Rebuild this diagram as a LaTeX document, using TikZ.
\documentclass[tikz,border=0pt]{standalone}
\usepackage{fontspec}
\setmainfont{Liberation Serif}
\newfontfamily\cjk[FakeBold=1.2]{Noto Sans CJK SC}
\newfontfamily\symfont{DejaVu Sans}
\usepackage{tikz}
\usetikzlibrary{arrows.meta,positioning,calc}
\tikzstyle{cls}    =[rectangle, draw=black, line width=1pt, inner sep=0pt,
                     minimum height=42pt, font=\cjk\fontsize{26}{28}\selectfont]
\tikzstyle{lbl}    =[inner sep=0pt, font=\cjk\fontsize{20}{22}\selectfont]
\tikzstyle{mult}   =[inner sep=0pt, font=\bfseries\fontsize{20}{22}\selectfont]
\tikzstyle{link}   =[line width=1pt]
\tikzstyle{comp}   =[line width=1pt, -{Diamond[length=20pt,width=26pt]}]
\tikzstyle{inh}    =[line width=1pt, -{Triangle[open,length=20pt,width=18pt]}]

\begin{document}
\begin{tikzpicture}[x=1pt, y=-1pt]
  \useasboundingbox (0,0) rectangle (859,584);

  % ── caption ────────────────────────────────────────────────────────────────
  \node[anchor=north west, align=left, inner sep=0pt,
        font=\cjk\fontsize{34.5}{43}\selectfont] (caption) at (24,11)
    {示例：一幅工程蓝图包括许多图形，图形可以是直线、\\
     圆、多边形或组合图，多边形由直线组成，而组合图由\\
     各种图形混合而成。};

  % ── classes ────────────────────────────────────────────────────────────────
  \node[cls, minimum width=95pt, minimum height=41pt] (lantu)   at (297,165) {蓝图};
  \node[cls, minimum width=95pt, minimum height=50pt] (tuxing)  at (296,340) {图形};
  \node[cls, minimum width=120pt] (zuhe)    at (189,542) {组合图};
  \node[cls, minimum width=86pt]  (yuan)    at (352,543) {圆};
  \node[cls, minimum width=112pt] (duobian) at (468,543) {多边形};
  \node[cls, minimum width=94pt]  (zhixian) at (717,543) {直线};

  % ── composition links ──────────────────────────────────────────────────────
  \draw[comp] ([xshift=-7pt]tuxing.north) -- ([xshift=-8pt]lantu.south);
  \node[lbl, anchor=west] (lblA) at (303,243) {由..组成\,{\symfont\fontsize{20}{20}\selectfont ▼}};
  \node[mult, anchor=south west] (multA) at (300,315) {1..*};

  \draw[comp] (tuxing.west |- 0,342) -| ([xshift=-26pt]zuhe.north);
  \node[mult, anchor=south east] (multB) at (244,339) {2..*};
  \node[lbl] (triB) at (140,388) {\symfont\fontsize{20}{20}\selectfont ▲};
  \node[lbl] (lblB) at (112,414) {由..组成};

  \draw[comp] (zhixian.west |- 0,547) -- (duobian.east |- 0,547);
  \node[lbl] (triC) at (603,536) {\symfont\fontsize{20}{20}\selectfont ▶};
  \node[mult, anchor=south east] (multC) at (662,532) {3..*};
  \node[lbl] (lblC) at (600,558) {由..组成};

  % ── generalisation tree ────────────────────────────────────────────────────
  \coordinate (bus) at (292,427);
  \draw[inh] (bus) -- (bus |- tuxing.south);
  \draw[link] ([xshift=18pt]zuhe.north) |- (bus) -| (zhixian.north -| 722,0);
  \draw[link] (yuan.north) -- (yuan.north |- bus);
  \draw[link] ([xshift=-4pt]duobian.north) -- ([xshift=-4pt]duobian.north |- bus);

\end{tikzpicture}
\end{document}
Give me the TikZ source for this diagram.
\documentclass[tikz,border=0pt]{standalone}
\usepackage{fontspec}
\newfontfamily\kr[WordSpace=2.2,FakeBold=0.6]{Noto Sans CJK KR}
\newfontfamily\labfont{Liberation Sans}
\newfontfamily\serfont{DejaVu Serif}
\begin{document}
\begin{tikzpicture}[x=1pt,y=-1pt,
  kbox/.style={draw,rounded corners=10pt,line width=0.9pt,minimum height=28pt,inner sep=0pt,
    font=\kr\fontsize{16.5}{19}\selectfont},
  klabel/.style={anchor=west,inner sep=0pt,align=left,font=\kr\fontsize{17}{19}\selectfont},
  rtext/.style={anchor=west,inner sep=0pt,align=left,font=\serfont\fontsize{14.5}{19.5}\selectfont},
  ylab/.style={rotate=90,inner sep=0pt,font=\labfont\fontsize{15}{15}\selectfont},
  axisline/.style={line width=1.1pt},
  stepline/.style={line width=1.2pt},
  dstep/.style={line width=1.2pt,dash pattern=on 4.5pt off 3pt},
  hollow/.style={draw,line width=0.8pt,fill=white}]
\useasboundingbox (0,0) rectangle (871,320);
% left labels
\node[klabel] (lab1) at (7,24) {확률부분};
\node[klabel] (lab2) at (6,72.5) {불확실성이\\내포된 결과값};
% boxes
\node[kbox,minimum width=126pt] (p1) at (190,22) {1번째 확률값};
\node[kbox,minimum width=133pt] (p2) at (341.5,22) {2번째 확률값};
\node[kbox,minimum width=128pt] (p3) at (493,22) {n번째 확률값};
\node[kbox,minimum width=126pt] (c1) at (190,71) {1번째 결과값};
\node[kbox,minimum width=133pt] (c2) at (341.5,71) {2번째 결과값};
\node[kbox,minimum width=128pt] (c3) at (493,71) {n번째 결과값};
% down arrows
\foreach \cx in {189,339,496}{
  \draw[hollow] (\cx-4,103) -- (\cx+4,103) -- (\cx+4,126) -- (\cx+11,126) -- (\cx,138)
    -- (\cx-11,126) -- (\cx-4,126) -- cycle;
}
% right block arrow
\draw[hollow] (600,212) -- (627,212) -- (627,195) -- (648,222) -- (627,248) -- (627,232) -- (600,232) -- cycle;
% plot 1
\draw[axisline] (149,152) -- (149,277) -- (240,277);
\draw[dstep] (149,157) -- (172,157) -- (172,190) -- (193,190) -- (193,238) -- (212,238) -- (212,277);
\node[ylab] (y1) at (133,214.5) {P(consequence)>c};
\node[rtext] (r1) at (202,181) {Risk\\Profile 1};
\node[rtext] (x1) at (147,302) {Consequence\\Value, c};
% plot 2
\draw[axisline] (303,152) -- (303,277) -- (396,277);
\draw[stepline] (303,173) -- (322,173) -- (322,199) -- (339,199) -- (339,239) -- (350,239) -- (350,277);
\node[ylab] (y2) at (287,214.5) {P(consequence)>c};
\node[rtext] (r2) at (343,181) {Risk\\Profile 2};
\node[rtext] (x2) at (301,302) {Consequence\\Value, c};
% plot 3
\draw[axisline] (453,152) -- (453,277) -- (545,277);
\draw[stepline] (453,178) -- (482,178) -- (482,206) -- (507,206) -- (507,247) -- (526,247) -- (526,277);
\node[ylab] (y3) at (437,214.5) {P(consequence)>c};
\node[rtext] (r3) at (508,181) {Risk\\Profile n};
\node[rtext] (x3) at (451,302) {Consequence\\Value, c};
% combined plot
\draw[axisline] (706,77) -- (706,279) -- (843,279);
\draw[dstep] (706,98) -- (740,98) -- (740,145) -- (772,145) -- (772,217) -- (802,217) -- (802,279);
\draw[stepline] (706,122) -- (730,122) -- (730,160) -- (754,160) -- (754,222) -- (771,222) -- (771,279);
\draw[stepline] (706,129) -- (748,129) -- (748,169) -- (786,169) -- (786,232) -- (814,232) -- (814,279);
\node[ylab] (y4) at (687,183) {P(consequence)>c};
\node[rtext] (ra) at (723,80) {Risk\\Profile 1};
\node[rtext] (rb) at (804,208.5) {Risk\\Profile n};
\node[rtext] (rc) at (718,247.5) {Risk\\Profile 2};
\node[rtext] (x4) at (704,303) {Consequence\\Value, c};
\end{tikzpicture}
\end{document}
* * * * * * * * *
### Instruction
Return exactly, please, the lines of the material from the first one down to and including the line where "anchor=south west] (multA)" appears.

### Exercise answer
Rebuild this diagram as a LaTeX document, using TikZ.
\documentclass[tikz,border=0pt]{standalone}
\usepackage{fontspec}
\setmainfont{Liberation Serif}
\newfontfamily\cjk[FakeBold=1.2]{Noto Sans CJK SC}
\newfontfamily\symfont{DejaVu Sans}
\usepackage{tikz}
\usetikzlibrary{arrows.meta,positioning,calc}
\tikzstyle{cls}    =[rectangle, draw=black, line width=1pt, inner sep=0pt,
                     minimum height=42pt, font=\cjk\fontsize{26}{28}\selectfont]
\tikzstyle{lbl}    =[inner sep=0pt, font=\cjk\fontsize{20}{22}\selectfont]
\tikzstyle{mult}   =[inner sep=0pt, font=\bfseries\fontsize{20}{22}\selectfont]
\tikzstyle{link}   =[line width=1pt]
\tikzstyle{comp}   =[line width=1pt, -{Diamond[length=20pt,width=26pt]}]
\tikzstyle{inh}    =[line width=1pt, -{Triangle[open,length=20pt,width=18pt]}]

\begin{document}
\begin{tikzpicture}[x=1pt, y=-1pt]
  \useasboundingbox (0,0) rectangle (859,584);

  % ── caption ────────────────────────────────────────────────────────────────
  \node[anchor=north west, align=left, inner sep=0pt,
        font=\cjk\fontsize{34.5}{43}\selectfont] (caption) at (24,11)
    {示例：一幅工程蓝图包括许多图形，图形可以是直线、\\
     圆、多边形或组合图，多边形由直线组成，而组合图由\\
     各种图形混合而成。};

  % ── classes ────────────────────────────────────────────────────────────────
  \node[cls, minimum width=95pt, minimum height=41pt] (lantu)   at (297,165) {蓝图};
  \node[cls, minimum width=95pt, minimum height=50pt] (tuxing)  at (296,340) {图形};
  \node[cls, minimum width=120pt] (zuhe)    at (189,542) {组合图};
  \node[cls, minimum width=86pt]  (yuan)    at (352,543) {圆};
  \node[cls, minimum width=112pt] (duobian) at (468,543) {多边形};
  \node[cls, minimum width=94pt]  (zhixian) at (717,543) {直线};

  % ── composition links ──────────────────────────────────────────────────────
  \draw[comp] ([xshift=-7pt]tuxing.north) -- ([xshift=-8pt]lantu.south);
  \node[lbl, anchor=west] (lblA) at (303,243) {由..组成\,{\symfont\fontsize{20}{20}\selectfont ▼}};
  \node[mult, anchor=south west] (multA) at (300,315) {1..*};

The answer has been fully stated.